Entries with chart source code:

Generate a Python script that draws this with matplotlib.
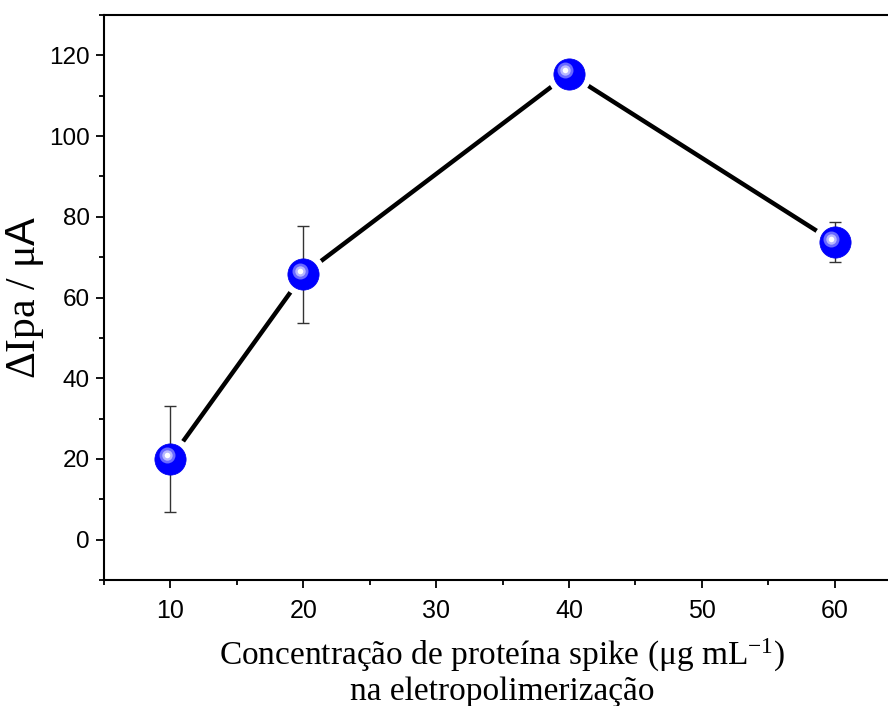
import numpy as np
import matplotlib
matplotlib.use("Agg")
import matplotlib.pyplot as plt
import matplotlib.transforms as mtransforms
from matplotlib.ticker import MultipleLocator

# data
conc = [10, 20, 40, 60]
dipa = [20.0, 65.7, 115.5, 73.7]
err = [13.2, 12.0, 3.0, 5.0]

plt.rcParams["mathtext.fontset"] = "custom"
plt.rcParams["mathtext.rm"] = "Liberation Serif"
plt.rcParams["mathtext.sf"] = "Liberation Sans"
plt.rcParams["mathtext.it"] = "Liberation Serif:italic"

fig = plt.figure(figsize=(8.88, 7.06), dpi=100)
ax = fig.add_axes([104 / 888, 126 / 706, 797 / 888, 565 / 706])

# connecting line, then white halos to make the gaps
ax.plot(conc, dipa, color="black", lw=3.2, zorder=1, solid_capstyle="butt")
ax.plot(conc, dipa, ls="none", marker="o", ms=32, mfc="white", mec="none", zorder=2)

# error bars
ax.errorbar(conc, dipa, yerr=err, fmt="none", ecolor="#333333", elinewidth=1.0,
            capsize=4.5, capthick=1.0, zorder=3)

# sphere markers
ax.plot(conc, dipa, ls="none", marker="o", ms=22.5, mfc="#0000ff", mec="#0000ee",
        mew=0.5, zorder=4)
off = mtransforms.ScaledTranslation(-3.5 / 100, 3.5 / 100, fig.dpi_scale_trans)
ax.plot(conc, dipa, ls="none", marker="o", ms=11.5, mfc="#6a6aff", mec="none",
        zorder=5, transform=ax.transData + off)
ax.plot(conc, dipa, ls="none", marker="o", ms=7.5, mfc="#b8b8ff", mec="none",
        zorder=6, transform=ax.transData + off)
ax.plot(conc, dipa, ls="none", marker="o", ms=4, mfc="white", mec="none",
        zorder=7, transform=ax.transData + off)

ax.set_xlim(5, 65)
ax.set_ylim(-10, 130)
ax.xaxis.set_major_locator(MultipleLocator(10))
ax.xaxis.set_minor_locator(MultipleLocator(5))
ax.yaxis.set_major_locator(MultipleLocator(20))
ax.yaxis.set_minor_locator(MultipleLocator(10))

for s in ax.spines.values():
    s.set_linewidth(1.5)
ax.spines["right"].set_visible(False)

ax.tick_params(which="both", direction="out", top=False, right=False, width=1.3)
ax.tick_params(which="major", length=6)
ax.tick_params(which="minor", length=3.5)
ax.tick_params(axis="y", labelsize=17.5, pad=4)
ax.tick_params(axis="x", labelsize=18, pad=8)
for lab in ax.get_xticklabels() + ax.get_yticklabels():
    lab.set_fontfamily("Liberation Sans")

ax.set_xlabel("Concentração de proteína spike (μg mL$^{\\mathrm{-1}}$)\nna eletropolimerização",
              fontfamily="Liberation Serif", fontsize=24, labelpad=10, linespacing=1.08)
ax.set_ylabel("$\\mathrm{ΔIpa\\ /\\ μ}\\mathsf{A}$", fontsize=30)
ax.yaxis.set_label_coords(-0.073, 0.5)

fig.savefig("out.png", dpi=100)
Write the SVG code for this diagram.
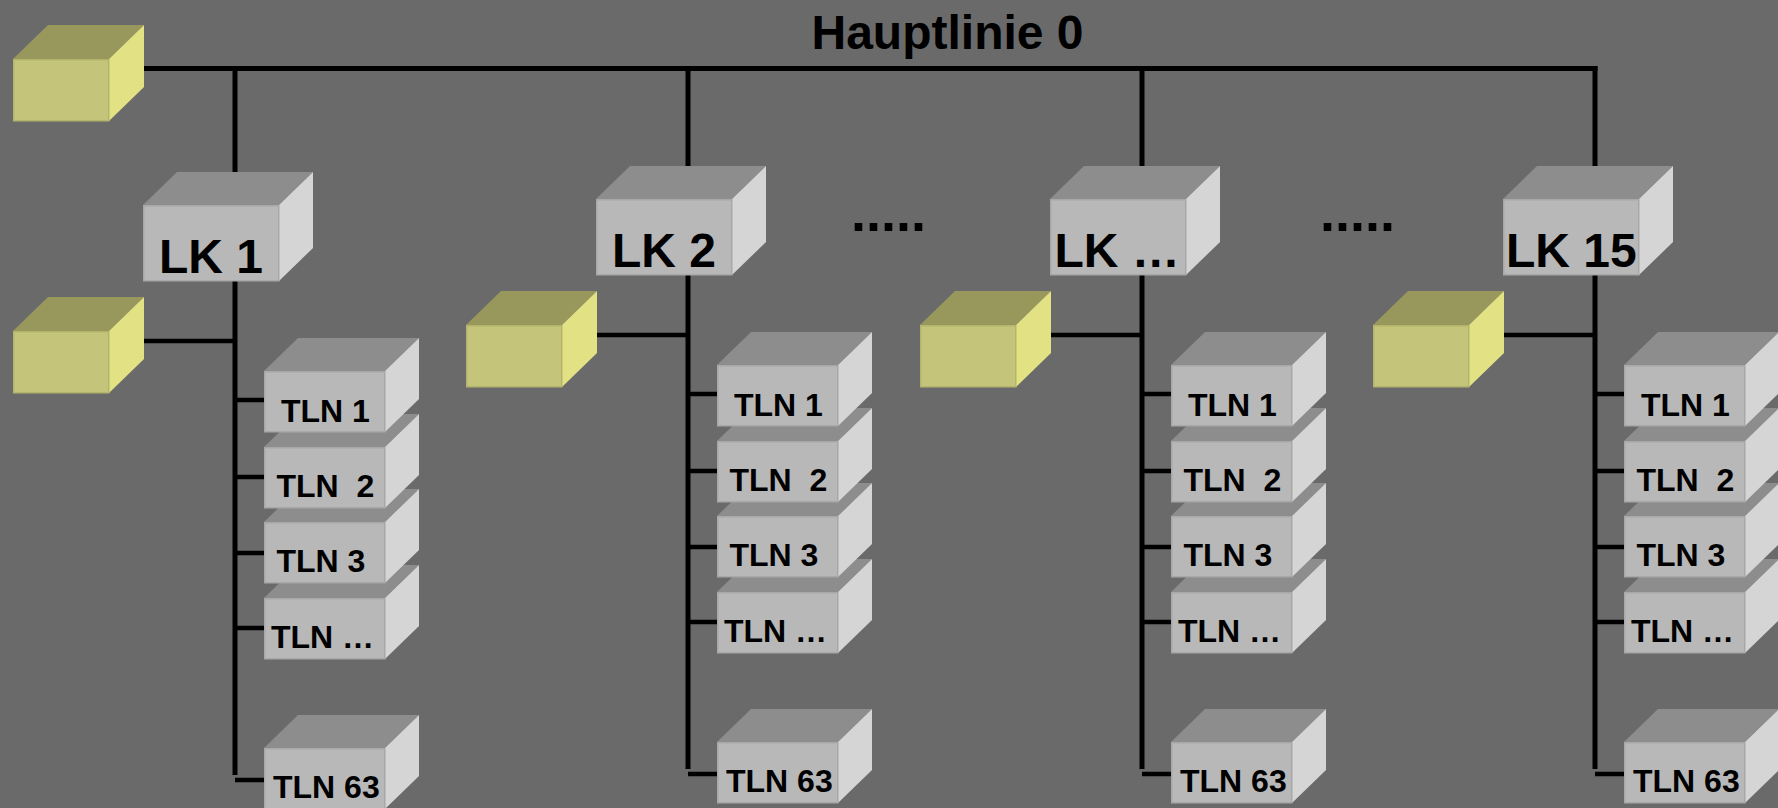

## Instruction
Start at the first line of the records and write out everything up to and including the line containing "capsize=4.5, capthick=1.0, zorder=3)". No pictures.

## Answer for this exercise
Generate a Python script that draws this with matplotlib.
import numpy as np
import matplotlib
matplotlib.use("Agg")
import matplotlib.pyplot as plt
import matplotlib.transforms as mtransforms
from matplotlib.ticker import MultipleLocator

# data
conc = [10, 20, 40, 60]
dipa = [20.0, 65.7, 115.5, 73.7]
err = [13.2, 12.0, 3.0, 5.0]

plt.rcParams["mathtext.fontset"] = "custom"
plt.rcParams["mathtext.rm"] = "Liberation Serif"
plt.rcParams["mathtext.sf"] = "Liberation Sans"
plt.rcParams["mathtext.it"] = "Liberation Serif:italic"

fig = plt.figure(figsize=(8.88, 7.06), dpi=100)
ax = fig.add_axes([104 / 888, 126 / 706, 797 / 888, 565 / 706])

# connecting line, then white halos to make the gaps
ax.plot(conc, dipa, color="black", lw=3.2, zorder=1, solid_capstyle="butt")
ax.plot(conc, dipa, ls="none", marker="o", ms=32, mfc="white", mec="none", zorder=2)

# error bars
ax.errorbar(conc, dipa, yerr=err, fmt="none", ecolor="#333333", elinewidth=1.0,
            capsize=4.5, capthick=1.0, zorder=3)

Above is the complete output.